Earlier Thursday, US President George W Bush urged Congress to pass the so-called emergency spending measure.

He vetoed an earlier version last month that contained firm deadlines and had vowed to continue to reject any withdrawal dates, which he argued would undermine the Iraqi government and ensure defeat.

The centre-left Democrats lack the two-thirds majorities required to over ride a president veto in both chambers, where Bush's centre-right Republicans still have large minorities despite their defeat in the November 2006 congressional elections.

The compromise legislation comes after weeks of negotiations between the opposition Democrats and the White House as funding for the US military presence in Iraq began to dwindle during an ongoing surge of 20,000 US troops ordered by Bush in January.

"We removed the arbitrary timetables for withdrawal and the restrictions on our military commanders that some in Congress had supported," Bush said.
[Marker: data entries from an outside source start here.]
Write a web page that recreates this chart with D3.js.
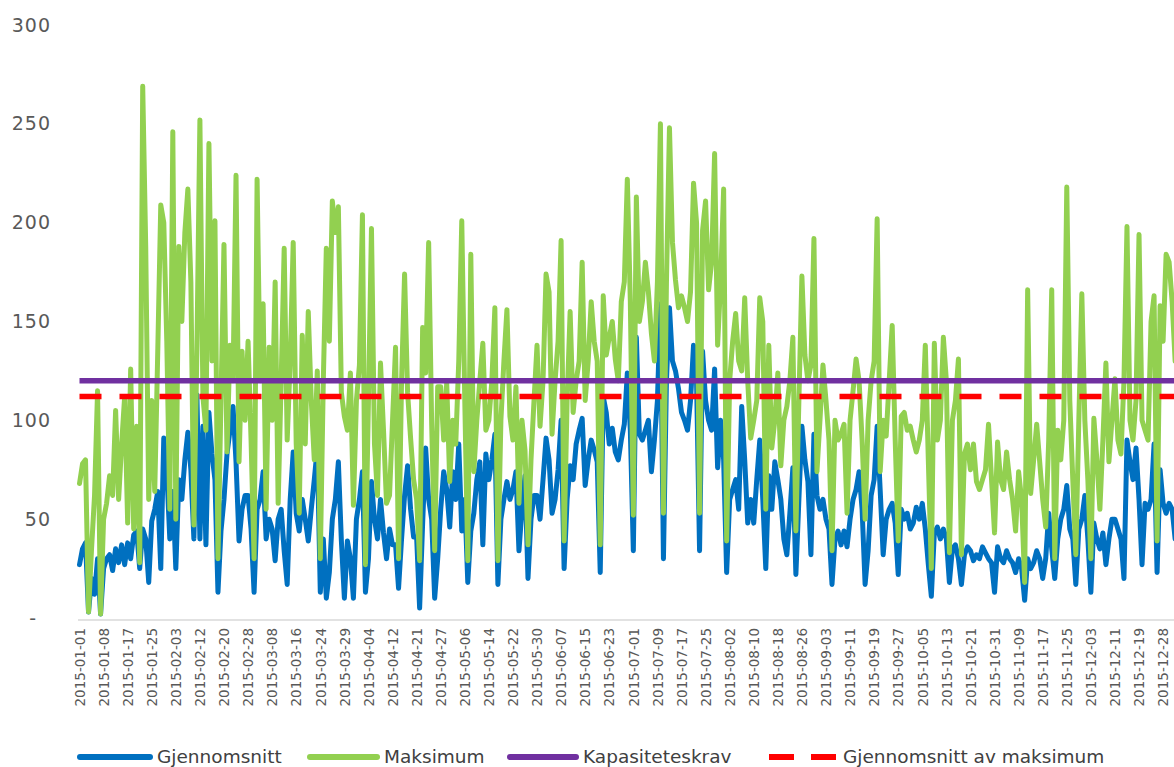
<!DOCTYPE html>
<html>
<head>
<meta charset="UTF-8">
<title>Gjennomsnitt og maksimum 2015</title>
<style>
  body { margin: 0; background: #fff; }
  svg text { font-family: "DejaVu Sans", sans-serif; }
</style>
</head>
<body>
<div id="chart"></div>
<script src="https://d3js.org/d3.v7.min.js"></script>
<script>
var width = 1174;
var height = 767;

// tick labels, one for every 8th day
var tickLabels = ["2015-01-01","2015-01-08","2015-01-17","2015-01-25","2015-02-03","2015-02-12",
  "2015-02-20","2015-02-28","2015-03-08","2015-03-16","2015-03-24","2015-03-29","2015-04-04",
  "2015-04-12","2015-04-21","2015-04-27","2015-05-06","2015-05-14","2015-05-22","2015-05-30",
  "2015-06-07","2015-06-15","2015-06-23","2015-07-01","2015-07-09","2015-07-17","2015-07-25",
  "2015-08-02","2015-08-10","2015-08-18","2015-08-26","2015-09-03","2015-09-11","2015-09-19",
  "2015-09-27","2015-10-05","2015-10-13","2015-10-21","2015-10-31","2015-11-09","2015-11-17",
  "2015-11-25","2015-12-03","2015-12-11","2015-12-19","2015-12-28"];

var yTicks = [0, 50, 100, 150, 200, 250, 300];

// Gjennomsnitt (daily average)
var gjennomsnitt = [
  27,35,38,3,20,12,30,2,
  25,30,32,24,35,28,37,27,
  38,30,42,44,25,45,40,18,
  49,55,64,25,91,74,40,64,
  25,70,60,80,94,75,40,113,
  40,97,37,104,83,70,13,44,
  60,83,95,107,79,39,55,62,
  62,45,13,55,60,74,40,50,
  45,29,50,55,34,17,60,84,
  53,44,60,50,39,55,70,86,
  13,40,10,23,50,60,79,39,
  10,39,30,10,50,60,74,13,
  30,69,50,40,60,43,30,45,
  37,37,15,40,62,77,55,41,
  41,5,48,86,60,50,10,30,
  55,74,65,46,74,60,88,44,
  60,18,44,53,70,79,37,83,
  70,80,93,17,50,60,69,60,
  65,74,34,55,72,20,50,62,
  62,50,70,91,80,53,60,75,
  100,25,60,77,70,88,95,101,
  67,80,90,85,79,23,112,104,
  88,96,84,80,90,98,124,95,
  34,142,93,90,95,100,74,90,
  110,159,30,120,157,130,125,116,
  104,100,95,110,138,120,34,135,
  110,100,95,126,76,100,80,23,
  60,65,70,55,107,80,48,60,
  48,70,90,60,25,72,55,79,
  70,60,40,32,53,76,22,60,
  97,80,69,32,93,62,55,60,
  50,45,17,40,44,37,44,36,
  50,60,65,74,55,17,34,62,
  70,97,65,32,50,55,58,48,
  22,55,50,53,45,48,56,50,
  58,45,27,11,43,46,40,45,
  40,18,35,37,30,17,32,36,
  34,29,32,30,36,33,30,28,
  13,36,30,28,34,30,28,23,
  30,25,9,30,25,28,34,30,
  20,30,53,35,20,40,50,55,
  67,45,40,17,45,50,62,40,
  13,48,40,35,43,27,40,50,
  50,45,40,20,90,79,70,86,
  60,27,58,55,60,88,23,75,
  58,53,58,55,40
];

// Maksimum (daily maximum)
var maksimum = [
  68,78,80,3,35,62,115,2,
  50,58,72,62,105,60,88,112,
  48,126,45,97,28,269,188,60,
  110,64,135,209,200,140,55,246,
  50,188,150,195,217,170,47,135,
  252,112,95,240,130,201,30,110,
  189,84,138,120,224,79,135,100,
  140,90,30,222,120,159,55,137,
  100,170,58,120,187,90,130,190,
  88,53,143,88,155,110,80,125,
  30,120,187,140,211,195,208,114,
  102,95,124,57,110,128,204,27,
  110,197,88,62,129,95,58,62,
  100,137,30,120,174,114,91,70,
  60,29,147,124,190,98,34,117,
  117,90,119,69,100,88,130,201,
  110,29,184,74,100,120,139,95,
  100,120,157,29,100,130,156,102,
  90,117,58,100,85,37,80,110,
  138,97,120,174,165,93,120,140,
  191,39,110,155,104,120,130,180,
  110,130,160,140,130,37,163,133,
  142,150,131,120,160,170,222,160,
  52,213,150,160,180,165,144,130,
  170,250,53,170,248,190,171,157,
  163,157,150,165,220,200,53,196,
  211,166,180,235,138,170,217,39,
  120,140,154,130,125,162,120,91,
  100,110,162,150,55,138,86,100,
  124,77,100,107,120,142,44,110,
  173,133,120,128,192,74,100,128,
  110,90,34,100,90,93,98,53,
  100,115,131,120,90,50,100,120,
  130,202,74,100,92,120,148,90,
  39,102,104,95,97,90,84,90,
  100,138,80,25,139,90,100,142,
  120,33,100,110,131,32,83,88,
  75,88,69,65,70,75,98,70,
  43,89,70,65,84,70,60,44,
  74,60,18,166,63,80,98,79,
  60,46,90,166,30,95,80,100,
  218,110,70,32,100,164,100,70,
  30,101,80,55,90,129,79,100,
  121,90,83,120,198,100,90,110,
  194,100,95,90,150,163,39,158,
  140,184,180,160,130
];

var kapasitetskrav = 120;
var snittAvMaks = 112;

var seriesNames = ["Gjennomsnitt", "Maksimum", "Kapasiteteskrav", "Gjennomsnitt av maksimum"];
var seriesColors = ["#0070C0", "#92D050", "#7030A0", "#FF0000"];

var svg = d3.select("#chart").append("svg")
    .attr("width", width)
    .attr("height", height);

var x = d3.scalePoint()
    .domain(d3.range(maksimum.length))
    .range([79.5, 79.5 + (maksimum.length - 1) * 3.01]);

var y = d3.scaleLinear()
    .domain([0, 300])
    .range([618, 25]);

// y axis, no line, "-" for zero
var yAxis = d3.axisLeft(y)
    .tickValues(yTicks)
    .tickSize(0)
    .tickPadding(0)
    .tickFormat(function(d){ return d === 0 ? "-" : d; });

var gy = svg.append("g")
    .attr("transform", "translate(51,0)")
    .call(yAxis);
gy.select(".domain").remove();
gy.selectAll("text")
    .attr("font-size", 19)
    .attr("letter-spacing", 1)
    .attr("fill", "#595959")
    .attr("dx", function(d){ return d === 0 ? -14 : 0; });

// x axis
var xAxis = d3.axisBottom(x)
    .tickValues(tickLabels.map(function(d, i){ return i * 8; }))
    .tickSize(0)
    .tickFormat(function(d){ return tickLabels[d / 8]; });

var gx = svg.append("g")
    .attr("transform", "translate(0,620)")
    .call(xAxis);
gx.select(".domain")
    .attr("d", "M78,0H" + width)
    .attr("stroke", "#D9D9D9")
    .attr("stroke-width", 1.5);
gx.selectAll("text")
    .attr("transform", "rotate(-90)")
    .attr("text-anchor", "end")
    .attr("x", -8)
    .attr("y", 0)
    .attr("dy", "0.35em")
    .attr("font-size", 13.5)
    .attr("fill", "#595959");

var line = d3.line()
    .x(function(d, i){ return x(i); })
    .y(function(d){ return y(d); });

svg.append("path")
    .datum(gjennomsnitt)
    .attr("d", line)
    .attr("fill", "none")
    .attr("stroke", seriesColors[0])
    .attr("stroke-width", 5)
    .attr("stroke-linejoin", "round")
    .attr("stroke-linecap", "round");

svg.append("path")
    .datum(maksimum)
    .attr("d", line)
    .attr("fill", "none")
    .attr("stroke", seriesColors[1])
    .attr("stroke-width", 5)
    .attr("stroke-linejoin", "round")
    .attr("stroke-linecap", "round");

svg.append("line")
    .attr("x1", x(0)).attr("x2", width)
    .attr("y1", y(kapasitetskrav)).attr("y2", y(kapasitetskrav))
    .attr("stroke", seriesColors[2])
    .attr("stroke-width", 5.5);

svg.append("line")
    .attr("x1", x(0)).attr("x2", width)
    .attr("y1", y(snittAvMaks)).attr("y2", y(snittAvMaks))
    .attr("stroke", seriesColors[3])
    .attr("stroke-width", 5.5)
    .attr("stroke-dasharray", "22,18");

// legend
var legendX = [80, 310, 510, 769];
var legendLen = [70, 67, 66, 67];
var legendY = 757;

var legend = svg.selectAll(".legend")
    .data(seriesNames)
    .enter()
    .append("g")
    .attr("class", "legend");

legend.append("line")
    .attr("x1", function(d, i){ return legendX[i]; })
    .attr("x2", function(d, i){ return legendX[i] + legendLen[i]; })
    .attr("y1", legendY)
    .attr("y2", legendY)
    .attr("stroke", function(d, i){ return seriesColors[i]; })
    .attr("stroke-width", 6)
    .attr("stroke-linecap", function(d, i){ return i === 3 ? "butt" : "round"; })
    .attr("stroke-dasharray", function(d, i){ return i === 3 ? "25,17" : null; });

legend.append("text")
    .attr("x", function(d, i){ return legendX[i] + legendLen[i] + 7; })
    .attr("y", legendY)
    .attr("dy", "0.35em")
    .attr("font-size", 18.5)
    .attr("fill", "#404040")
    .text(function(d){ return d; });
</script>
</body>
</html>
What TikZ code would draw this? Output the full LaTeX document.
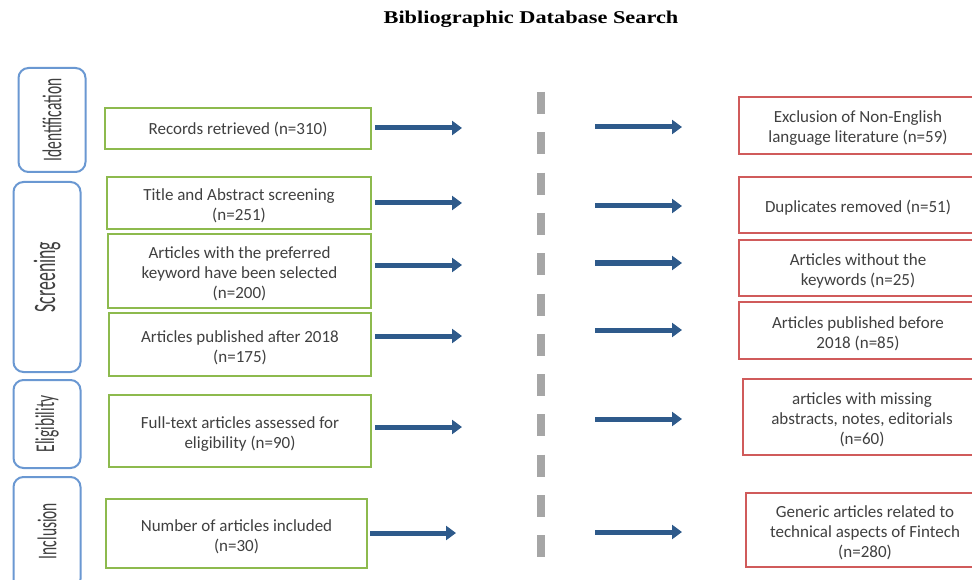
\documentclass[tikz,border=0pt]{standalone}
\usepackage{fontspec}
\setmainfont{Carlito}
\newfontfamily\titlefont{Liberation Serif}
\usetikzlibrary{arrows.meta}

\definecolor{txt}{HTML}{404040}
\definecolor{phaseblue}{HTML}{6A98D2}
\definecolor{keepgreen}{HTML}{8DBA4E}
\definecolor{dropred}{HTML}{D05B5B}
\definecolor{arrblue}{HTML}{2E5A8B}
\definecolor{divgray}{HTML}{A6A6A6}

\tikzset{
  phase/.style={draw=phaseblue, line width=2pt, rounded corners=10pt,
    minimum width=67pt, inner sep=0pt},
  phaselabel/.style={rotate=90, text=txt, font=\fontsize{15.5}{18}\selectfont, inner sep=0pt},
  boxtext/.style={text=txt, align=center, font=\fontsize{17}{20}\selectfont,
    inner sep=0pt, yshift=-3pt},
  keep/.style={draw=keepgreen, line width=2pt, inner sep=0pt},
  drop/.style={draw=dropred, line width=2pt, inner sep=0pt, minimum width=238pt},
  flow/.style={draw=arrblue, line width=5pt,
    -{Triangle[length=10pt,width=14pt]}},
  divider/.style={draw=divgray, line width=8pt, dash pattern=on 22pt off 18.3pt}
}

\newcommand{\stretchlabel}[1]{\scalebox{1}[1.75]{#1}}

\begin{document}
\begin{tikzpicture}[x=1pt, y=-1pt]
\clip (0,0) rectangle (972,580);
\fill[white] (0,0) rectangle (972,580);

% title
\node (title) at (531,19) {\titlefont\bfseries\fontsize{18}{20}\selectfont\scalebox{1.24}[1]{Bibliographic Database Search}};

% phase boxes on the left
\node[phase, minimum height=104pt] (pid) at (52,120) {};
\node[phaselabel] (lid) at (52,120) {\stretchlabel{Identification}};
\node[phase, minimum height=190pt] (psc) at (47,277) {};
\node[phaselabel, font=\fontsize{17.8}{20}\selectfont] (lsc) at (47,277) {\stretchlabel{Screening}};
\node[phase, minimum height=88pt] (pel) at (47,424) {};
\node[phaselabel] (lel) at (47,424) {\stretchlabel{Eligibility}};
\node[phase, minimum height=112pt] (pin) at (47,533) {};
\node[phaselabel] (lin) at (47,531) {\stretchlabel{Inclusion}};

% records kept at each stage
\node[keep, minimum width=266pt, minimum height=41pt,
  label={[boxtext, yshift=2pt]center:Records retrieved (n=310)}] (rec) at (238,128.5) {};
\node[keep, minimum width=264pt, minimum height=52pt,
  label={[boxtext]center:Title and Abstract screening\\(n=251)}] (tas) at (239,203) {};
\node[keep, minimum width=263pt, minimum height=74pt,
  label={[boxtext]center:Articles with the preferred\\keyword have been selected\\(n=200)}] (kw) at (239.5,271) {};
\node[keep, minimum width=262pt, minimum height=63pt,
  label={[boxtext]center:Articles published after 2018\\(n=175)}] (aft) at (240,344.5) {};
\node[keep, minimum width=262pt, minimum height=72pt,
  label={[boxtext]center:Full-text articles assessed for\\eligibility (n=90)}] (ft) at (240,431) {};
\node[keep, minimum width=261pt, minimum height=69pt,
  label={[boxtext]center:Number of articles included\\(n=30)}] (inc) at (236.5,533.5) {};

% records excluded at each stage
\node[drop, minimum height=57pt,
  label={[boxtext]center:Exclusion of Non-English\\language literature (n=59)}] (nonen) at (858,125.5) {};
\node[drop, minimum height=56pt,
  label={[boxtext]center:Duplicates removed (n=51)}] (dup) at (858,205) {};
\node[drop, minimum height=56pt,
  label={[boxtext]center:Articles without the\\keywords (n=25)}] (nokw) at (858,268) {};
\node[drop, minimum height=57pt,
  label={[boxtext]center:Articles published before\\2018 (n=85)}] (bef) at (858,330.5) {};
\node[drop, minimum height=76pt,
  label={[boxtext]center:articles with missing\\abstracts, notes, editorials\\(n=60)}] (miss) at (862,417) {};
\node[drop, minimum height=74pt,
  label={[boxtext]center:Generic articles related to\\technical aspects of Fintech\\(n=280)}] (gen) at (865,530) {};

% dashed divider
\coordinate (dtop) at (541,92);
\coordinate (dbot) at (541,558);
\draw[divider] (dtop) -- (dbot);

% arrow anchors
\coordinate (l1s) at (375,128); \coordinate (l1e) at (462,128);
\coordinate (l2s) at (375,203); \coordinate (l2e) at (462,203);
\coordinate (l3s) at (375,265); \coordinate (l3e) at (462,265);
\coordinate (l4s) at (375,336); \coordinate (l4e) at (462,336);
\coordinate (l5s) at (375,427); \coordinate (l5e) at (462,427);
\coordinate (l6s) at (370,533); \coordinate (l6e) at (456,533);

\coordinate (r1s) at (595,127); \coordinate (r1e) at (682,127);
\coordinate (r2s) at (595,206); \coordinate (r2e) at (682,206);
\coordinate (r3s) at (595,263); \coordinate (r3e) at (682,263);
\coordinate (r4s) at (595,330); \coordinate (r4e) at (682,330);
\coordinate (r5s) at (595,419); \coordinate (r5e) at (682,419);
\coordinate (r6s) at (595,532); \coordinate (r6e) at (682,532);

\foreach \i in {1,...,6} {
  \draw[flow] (l\i s) -- (l\i e);
  \draw[flow] (r\i s) -- (r\i e);
}
\end{tikzpicture}
\end{document}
Many Democrats said that they voted against the bill because it did not go far enough to begin planning for the departure of US troops from the Iraq conflict, which began with an invasion ordered by Bush in March 2003.

As part of the compromise, Bush supported a Republican proposal that includes benchmarks that the Iraqi government must meet or risk losing financial support. Some Democrats argue the benchmarks are too weak and difficult to enforce.